On the challenges side, the authors also discuss several potential challenges. These include fears about data privacy and security, the lack of regulatory frameworks, ethical dilemmas, and the need for upskilling among professionals. The authors argue that while AI offers immense potential, its integration must be approached with due care to avoid unintended consequences. The paper concludes by calling for interdisciplinary collaboration, robust governance, and further research to ensure that AI technologies are deployed responsibly and effectively in financial contexts.

Critical Analysis

The author's argument that Yi et al. (2023) present a qualitative exploration of artificial intelligence (AI) in the accounting and finance sectors, offering valuable insights into both its transformative potential and its inherent risks. The paper succeeds in framing AI as a resourceful tool capable of reshaping traditional financial practices.

Strengths of the Article

  • Balanced Perspective: One of the article's key strengths is its balanced approach. The authors do not merely celebrate AI's capabilities, but they also critically examine the ethical, regulatory, and operational challenges that accompany its adoption on a large scale. While AI is capable to optimize business process efficiencies, there are concerns regarding data security and the reliability of AI technologies (Duong, 2024).
  • Wide Scope: The paper covers a broad range of applications, from automation and fraud detection to decision support and predictive analytics.
  • Call for Interdisciplinary Collaboration: The emphasis on collaboration between technologists, financial experts, and policymakers is particularly relevant, given the complexity of AI systems and the need for responsible governance.

Limitations Observed

  • Lack of Empirical Evidence: While the article is rich in conceptual analysis, it relies heavily on secondary sources and theoretical frameworks. The absence of empirical case studies or data-driven evaluations limits its practical applicability.
  • Underdeveloped Ethical Discussion: Although ethical concerns are mentioned, the paper could benefit from a deeper exploration of issues like algorithmic bias, transparency, and accountability, especially given the high stakes in financial decision-making.
  • Global Context Missing: The discussion tends to generalize AI's impact without accounting for regional differences in regulation, infrastructure, and adoption rates. A comparative analysis across different economies would have added more depth to their analysis.

Assumptions and Biases

The authors appear optimistic about the pace and scale of AI integration, assuming that organizations are ready and willing to adopt these technologies. This overlooks resistance to change, legacy system constraints, and the cultural factors that often slow digital transformation.

Contribution to the Field

Despite its limitations, the article makes a meaningful contribution by synthesizing current literature and proposing a structured framework for understanding AI's role in finance. It serves as a valuable starting point for further research and policy development, particularly in areas like AI ethics, explainability, and workforce adaptation.

Emergent Themes

Yi et al. (2023) present several emergent themes that reflect the evolving relationship between artificial intelligence (AI) and the fields of accounting and finance.

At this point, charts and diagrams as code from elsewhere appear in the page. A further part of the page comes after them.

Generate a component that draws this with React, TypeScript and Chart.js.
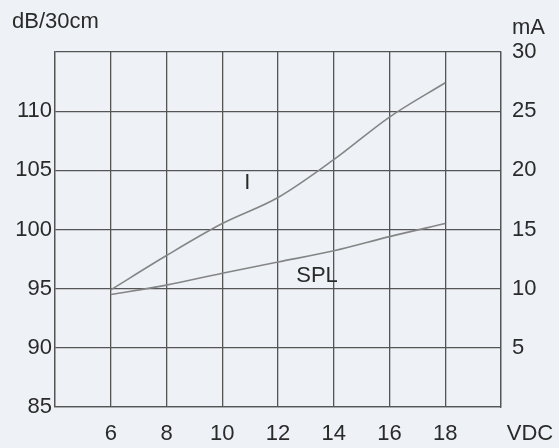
import React, { useEffect, useRef } from "react";
import { Chart, registerables } from "chart.js";

Chart.register(...registerables);

const voltage = [6, 8, 10, 12, 14, 16, 18];
const currentMA = [9.9, 12.8, 15.5, 17.7, 20.9, 24.5, 27.4];
const splDB = [94.5, 95.3, 96.3, 97.25, 98.2, 99.4, 100.5];
const xTickLabels = [6, 8, 10, 12, 14, 16, 18];
const leftTickLabels = [85, 90, 95, 100, 105, 110];
const rightTickLabels = [5, 10, 15, 20, 25, 30];

const FONT = "'Liberation Sans', Arial, sans-serif";
const TEXT = "#2a2a2a";
const GRID = "#555555";
const LINE = "#858585";

const annotations = {
  id: "annotations",
  afterDraw(chart: any) {
    const ctx = chart.ctx;
    const x = chart.scales.x;
    const y = chart.scales.y;
    const area = chart.chartArea;
    ctx.save();
    ctx.fillStyle = TEXT;
    ctx.font = `22px ${FONT}`;
    ctx.textBaseline = "middle";
    ctx.textAlign = "left";
    ctx.fillText("dB/30cm", 12, 22);
    ctx.fillText("mA", area.right + 11, 28);
    ctx.textAlign = "center";
    ctx.fillText("VDC", area.right + 29, x.bottom - 14);
    ctx.fillText("I", x.getPixelForValue(10.9), y.getPixelForValue(103.9));
    ctx.fillText("SPL", x.getPixelForValue(13.4), y.getPixelForValue(96.1));
    ctx.restore();
  },
};

export default function App() {
  const ref = useRef<HTMLCanvasElement>(null);
  useEffect(() => {
    if (!ref.current) return;
    const chart = new Chart(ref.current, {
      type: "line",
      data: {
        datasets: [
          {
            label: "I",
            data: voltage.map((v, i) => ({ x: v, y: currentMA[i] })),
            yAxisID: "y1",
            borderColor: LINE,
            borderWidth: 1.6,
            pointRadius: 0,
            cubicInterpolationMode: "monotone",
            fill: false,
          },
          {
            label: "SPL",
            data: voltage.map((v, i) => ({ x: v, y: splDB[i] })),
            yAxisID: "y",
            borderColor: LINE,
            borderWidth: 1.6,
            pointRadius: 0,
            cubicInterpolationMode: "monotone",
            fill: false,
          },
        ],
      },
      options: {
        animation: false,
        responsive: false,
        layout: { padding: { top: 52, left: 0, right: 0, bottom: 0 } },
        plugins: { legend: { display: false }, tooltip: { enabled: false } },
        scales: {
          x: {
            type: "linear",
            min: 4,
            max: 20,
            afterFit: (s: any) => {
              s.height = 41;
            },
            ticks: {
              stepSize: 2,
              color: TEXT,
              font: { family: FONT, size: 22 },
              padding: 14,
              maxRotation: 0,
              autoSkip: false,
              callback: (v: any) => (xTickLabels.includes(v) ? String(v) : ""),
            },
            grid: { color: GRID, lineWidth: 1.3, drawTicks: false },
            border: { color: GRID, width: 1.3 },
          },
          y: {
            position: "left",
            min: 85,
            max: 115,
            afterFit: (s: any) => {
              s.width = 55;
            },
            ticks: {
              stepSize: 5,
              color: TEXT,
              font: { family: FONT, size: 22 },
              padding: 3,
              callback: (v: any) => (leftTickLabels.includes(v) ? String(v) : ""),
            },
            grid: { color: GRID, lineWidth: 1.3, drawTicks: false },
            border: { color: GRID, width: 1.3 },
          },
          y1: {
            position: "right",
            min: 0,
            max: 30,
            afterFit: (s: any) => {
              s.width = 58;
            },
            ticks: {
              stepSize: 5,
              color: TEXT,
              font: { family: FONT, size: 22 },
              padding: 11,
              callback: (v: any) => (rightTickLabels.includes(v) ? String(v) : ""),
            },
            grid: { display: false, drawTicks: false },
            border: { color: GRID, width: 1.3 },
          },
        },
      },
      plugins: [annotations],
    });
    return () => chart.destroy();
  }, []);
  return (
    <div
      style={{
        position: "fixed",
        left: 0,
        top: 0,
        width: 559,
        height: 448,
        background: "#eef2f7",
      }}
    >
      <canvas ref={ref} width={559} height={448} />
    </div>
  );
}
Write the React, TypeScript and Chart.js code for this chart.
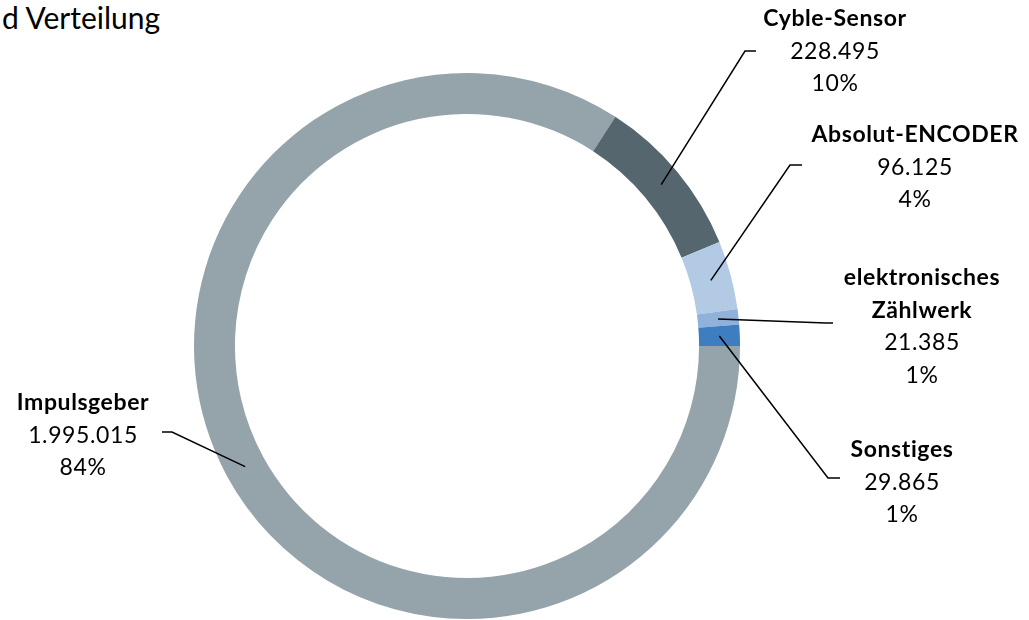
import React, { useEffect, useRef } from "react";
import { Chart, registerables } from "chart.js";

Chart.register(...registerables);

// ---- data ----
const categories = ["Impulsgeber", "Cyble-Sensor", "Absolut-ENCODER", "elektronisches Zählwerk", "Sonstiges"];
const nameLines = [["Impulsgeber"], ["Cyble-Sensor"], ["Absolut-ENCODER"], ["elektronisches", "Zählwerk"], ["Sonstiges"]];
const values = [1995015, 228495, 96125, 21385, 29865];
const colors = ["#95A3AB", "#56666F", "#B3CAE5", "#8FB1DA", "#3F7DC1"];
const titleText = "d Verteilung";

// ---- label layout (annotation positions) ----
const labelLayout = [
  { cx: 83, firstY: 403, elbow: [172, 432], end: [162, 432] },
  { cx: 835, firstY: 19, elbow: [745, 51], end: [756, 51] },
  { cx: 915, firstY: 135, elbow: [790, 165], end: [802, 165] },
  { cx: 922, firstY: 278, elbow: [826, 323], end: [833, 323] },
  { cx: 902, firstY: 450, elbow: [828, 478], end: [840, 478] },
];

const FONT = "Lato, 'Open Sans', sans-serif";
const LINE_H = 32.5;

function fmt(v: number): string {
  return String(v).replace(/\B(?=(\d{3})+(?!\d))/g, ".");
}

const labelPlugin = {
  id: "leaderLabels",
  afterDraw(chart: any) {
    const ctx = chart.ctx;
    const meta = chart.getDatasetMeta(0);
    const total = values.reduce((a, b) => a + b, 0);
    ctx.save();
    meta.data.forEach((arc: any, i: number) => {
      const p = arc.getProps(["x", "y", "startAngle", "endAngle", "innerRadius", "outerRadius"], true);
      const mid = (p.startAngle + p.endAngle) / 2;
      const r = (p.innerRadius + p.outerRadius) / 2;
      const sx = p.x + Math.cos(mid) * r;
      const sy = p.y + Math.sin(mid) * r;
      const L = labelLayout[i];
      ctx.beginPath();
      ctx.moveTo(sx, sy);
      ctx.lineTo(L.elbow[0], L.elbow[1]);
      ctx.lineTo(L.end[0], L.end[1]);
      ctx.lineWidth = 1.5;
      ctx.strokeStyle = "#000";
      ctx.stroke();

      ctx.fillStyle = "#000";
      ctx.textAlign = "center";
      ctx.textBaseline = "middle";
      (ctx as any).letterSpacing = "0.6px";
      let y = L.firstY;
      ctx.font = `bold 23px ${FONT}`;
      nameLines[i].forEach((t) => {
        ctx.fillText(t, L.cx, y);
        y += LINE_H;
      });
      ctx.font = `23px ${FONT}`;
      ctx.fillText(fmt(values[i]), L.cx, y);
      y += LINE_H;
      ctx.fillText(Math.round((values[i] / total) * 100) + "%", L.cx, y);
    });
    ctx.restore();
  },
};

export default function App() {
  const ref = useRef<HTMLCanvasElement | null>(null);
  useEffect(() => {
    if (!ref.current) return;
    const chart = new Chart(ref.current, {
      type: "doughnut",
      data: {
        labels: categories,
        datasets: [
          {
            data: values,
            backgroundColor: colors,
            borderWidth: 0,
          },
        ],
      },
      options: {
        responsive: false,
        animation: false,
        devicePixelRatio: 1,
        rotation: 90,
        cutout: "85%",
        layout: { padding: { top: 73, bottom: 1, left: 194, right: 289 } },
        plugins: {
          legend: { display: false },
          tooltip: { enabled: false },
          title: { display: false },
        },
      },
      plugins: [labelPlugin],
    });
    return () => chart.destroy();
  }, []);

  return (
    <div style={{ position: "fixed", left: 0, top: 0, width: 1029, height: 620, background: "#fff", overflow: "hidden" }}>
      <div
        style={{
          position: "absolute",
          left: 2,
          top: -3,
          fontFamily: FONT,
          fontSize: 30,
          color: "#000",
          whiteSpace: "nowrap",
          lineHeight: "40px",
        }}
      >
        {titleText}
      </div>
      <canvas ref={ref} width={1029} height={620} style={{ position: "absolute", left: 0, top: 0, width: 1029, height: 620 }} />
    </div>
  );
}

  • Automation and Efficiency- AI is increasingly used to automate routine accounting tasks such as data entry, invoice processing, and audit trail generation. This theme reflects a broader trend toward operational efficiency, reducing human error and freeing professionals for higher-level analysis. In fact, within the foreign exchange markets, AI efficiently predicts the direction of change in forex rates thanks to their ability to "learn" abstract features (i.e. moving averages) through hidden layers (Bahoo et al., 2024).
  • Enhanced Decision-Making- By moving away from the classic problems in accounting and finance such as its high subjectivity in decision making, AI's ability to process large datasets and uncover patterns supports more informed financial decisions. This includes predictive analytics, risk modeling, and real-time forecasting, which are becoming central to strategic planning in finance.
  • Fraud Detection and Risk Management- Rather than rely on the auditor's subjective judgment to identify fraud, AI tools can be deployed to identify anomalies and suspicious transactions, making fraud detection more proactive. This theme highlights the shift from reactive compliance to intelligent risk prevention.
  • Ethical and Regulatory Complexity- As AI becomes more embedded in financial systems, concerns around data privacy, algorithmic bias, and regulatory oversight are growing. The article emphasizes the need for governance frameworks that can keep pace with technological innovation. This agrees with other studies that argue that technology use can be used to leverage data analytics for continuous monitoring for compliance (Olubiyi, 2025)
  • Human-AI Collaboration and Skill Gaps -The authors note that while AI can augment financial professionals, it also demands new skill sets. This theme explores the tension between technological advancement and workforce readiness, calling for upskilling and interdisciplinary collaboration.
  • Integration Across Financial Ecosystems- AI is not confined to one function, it's being integrated across auditing, reporting, investment analysis, and compliance. This signals a move toward holistic digital transformation in finance. From a macroeconomic perspective, AI is expected to contribute to the growth of the global GDP, which, according to a study conducted by Pricewater-house-Coopers (PwC) published in 2017, is likely to increase by up to 14% by 2030 (Bahoo et al., 2024).

Conclusion

This article will be an interesting read for anyone interested in current discussions on the integration of AI, accounting, and finance. The integration of artificial intelligence into accounting and finance is not just a technological upgrade, it represents a paradigm shift in how financial information is processed, interpreted, and acted upon. As highlighted by Yi et al. (2023), emergent themes such as automation, enhanced decision-making, fraud detection, ethical complexity, and human-AI collaboration underscore the multilayered impact of AI across financial ecosystems. These developments challenge traditional roles and demand a reimagining of professional competencies, regulatory frameworks, and organizational strategies. Ultimately, the future of finance will be shaped not just by how AI evolves, but by how effectively humans and machines learn to work together, balancing innovation with integrity, and efficiency with accountability.